As investors look to a fresh week of corporate earnings announcements, figures published last week revealed that 72 percent of S&P 500 companies beat analysts’ expectations in terms of profits.
“For Q4 2019 (with 9% of the companies in the S&P 500 reporting actual results), 72% of S&P 500 companies have reported a positive EPS surprise and 63% of S&P 500 companies have reported a positive revenue surprise,” wrote John Butters, senior earnings analyst at FactSet, a financial data services company.
The S&P 500 has gotten off to a strong start in January, up 3 percent this year, fueled by a truce in the U.S.–China trade war, low interest rates, and signs that the economy remains healthy.
Wall Street climbed to record highs on Dec. 17, with major indexes turning in their strongest weekly gains since August, after strong U.S. housing data fueled optimism.
Housing starts jumped to a seasonally adjusted annual rate of 1.608 million units last month, the highest level since December 2006. The percentage gain was the largest since October 2016.
All Eyes on Another Week of Corporate Earnings
Investors are sure to follow corporate earnings closely in the coming week, as the earnings figures so far are based on less than 10 percent of companies reporting. And a year-over-year comparison of fourth-quarter earnings shows a drop in profit.“For Q4 2019, the blended earnings decline for the S&P 500 is minus 2.1 percent,” Butters wrote. “If minus 2.1 is the actual decline for the quarter, it will mark the first time the index has reported four straight quarters of year-over-year earnings declines since Q3 2015 through Q2 2016.”
Despite near-zero corporate earnings growth last year, stock markets have performed well, with many investors anticipating a turnaround in profits in 2020 as global growth stabilizes and trade tensions diffuse.
“The market rally indicates that investors expect higher earnings growth again in 2020,” Alexander Voigt, founder and CEO at daytradingz.com, told The Epoch Times in an email.
“The China trade deal and presidential elections are the main influential factors. I expect a stronger outlook during the current earnings release period and a subsequent higher earnings growth for 1Q20 and 2Q20.”

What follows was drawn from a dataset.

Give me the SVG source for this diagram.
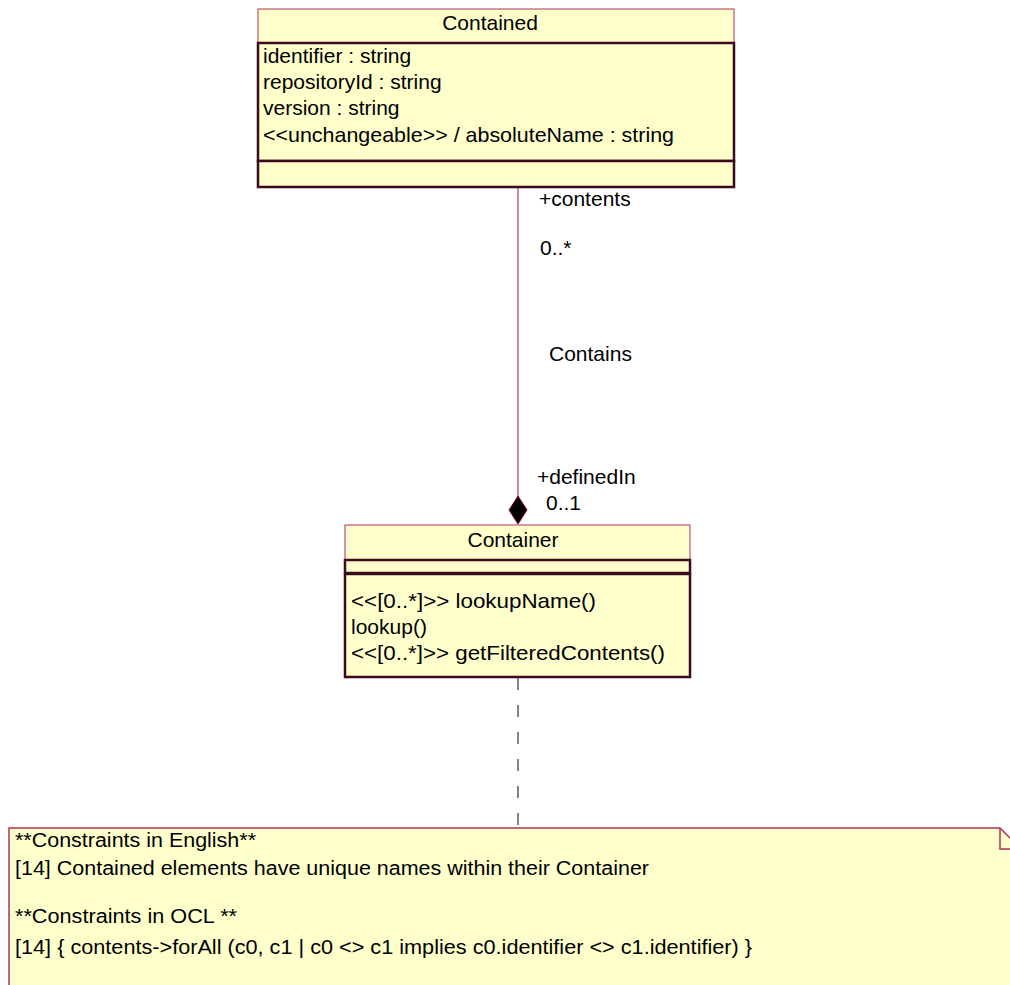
<svg xmlns="http://www.w3.org/2000/svg" width="1010" height="985" viewBox="0 0 1010 985">
  <style>
    .txt { font-family: "Liberation Sans", Arial, sans-serif; font-size: 21px; fill: #000; }
    .note { font-family: "Liberation Sans", Arial, sans-serif; font-size: 20px; fill: #000; }
    .hdr { fill: #ffffcc; stroke: #b0305a; stroke-width: 1; }
    .comp { fill: #ffffcc; stroke: #3c0a1e; stroke-width: 2.5; }
    .assoc { stroke: #c0608a; stroke-width: 1.5; fill: none; }
    .dash { stroke: #333; stroke-width: 1.2; stroke-dasharray: 12 15; fill: none; }
  </style>
  <rect width="1010" height="985" fill="#ffffff"/>

  <!-- connectors -->
  <g id="connectors">
    <line class="assoc" x1="518" y1="187" x2="518" y2="497"/>
    <polygon points="518,496 527,510 518,524 509,510" fill="#000" stroke="#800030" stroke-width="1"/>
    <line class="dash" x1="518" y1="678" x2="518" y2="828"/>
    <text class="txt" x="539" y="206">+contents</text>
    <text class="txt" x="540" y="255">0..*</text>
    <text class="txt" x="549" y="361">Contains</text>
    <text class="txt" x="537" y="484">+definedIn</text>
    <text class="txt" x="546" y="510">0..1</text>
  </g>

  <!-- class Contained -->
  <g id="contained">
    <rect class="hdr" x="258" y="9" width="476" height="34"/>
    <rect class="comp" x="258" y="43" width="476" height="118"/>
    <rect class="comp" x="258" y="161" width="476" height="26"/>
    <text class="txt" x="490" y="30" text-anchor="middle">Contained</text>
    <text class="txt" x="263" y="63">identifier : string</text>
    <text class="txt" x="263" y="89">repositoryId : string</text>
    <text class="txt" x="263" y="115">version : string</text>
    <text class="txt" x="263" y="142" textLength="411" lengthAdjust="spacingAndGlyphs">&lt;&lt;unchangeable&gt;&gt; / absoluteName : string</text>
  </g>

  <!-- class Container -->
  <g id="container">
    <rect class="hdr" x="345" y="525" width="345" height="35"/>
    <rect class="comp" x="345" y="560" width="345" height="13"/>
    <rect class="comp" x="345" y="574" width="345" height="103"/>
    <text class="txt" x="513" y="547" text-anchor="middle">Container</text>
    <text class="txt" x="351" y="608" textLength="245" lengthAdjust="spacingAndGlyphs">&lt;&lt;[0..*]&gt;&gt; lookupName()</text>
    <text class="txt" x="351" y="634">lookup()</text>
    <text class="txt" x="351" y="660" textLength="314" lengthAdjust="spacingAndGlyphs">&lt;&lt;[0..*]&gt;&gt; getFilteredContents()</text>
  </g>

  <!-- constraint note -->
  <g id="note">
    <path d="M9,985 L9,828 L1000,828 L1012,840 L1012,985" fill="#ffffcc" stroke="#b0305a" stroke-width="1.5"/>
    <path d="M1000,828 L1000,849 L1012,849" fill="none" stroke="#b0305a" stroke-width="1.5"/>
    <text class="note" x="15" y="847" textLength="241" lengthAdjust="spacingAndGlyphs">**Constraints in English**</text>
    <text class="note" x="15" y="875" textLength="634" lengthAdjust="spacingAndGlyphs">[14] Contained elements have unique names within their Container</text>
    <text class="note" x="15" y="923" textLength="222" lengthAdjust="spacingAndGlyphs">**Constraints in OCL **</text>
    <text class="note" x="15" y="954" textLength="737" lengthAdjust="spacingAndGlyphs">[14] { contents-&gt;forAll (c0, c1 | c0 &lt;&gt; c1 implies c0.identifier &lt;&gt; c1.identifier)  }</text>
  </g>
</svg>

Others expect lackluster figures.
“Analysts should curb their earnings enthusiasm,” Max Gokhman, head of asset allocation at Pacific Life Fund Advisors, told The Epoch Times in an email. “A dearth of capex [capital expenditures] in 2019 means that earnings targets will be hard to hit this year.”
Banks faced a dynamic operating environment in 2019 after the Federal Reserve cut interest rates three times. Higher rates tend to benefit the bottom lines of deposit-taking financial institutions because they widen spreads between the interest that banks earn from loans and the interest they pay for deposits. Lower rates can have an upside, too, however, as they tend to increase demand from consumers looking to take advantage of cheaper loans.
“Earning expectations for the banks have been elevated, but for the most part, they have delivered,” said Bob Lang, founder and chief options strategist at Explosive Options.
Lang added that he expects many banks to continue their 2019 posture of increasing dividends and stock buybacks.
“This should spill over into higher prices for stocks in 2020 as banks deliver more capital back to investors,” he told The Epoch Times.
IBM, Netflix, and United Airlines are all scheduled to report quarterly earnings on Jan. 21.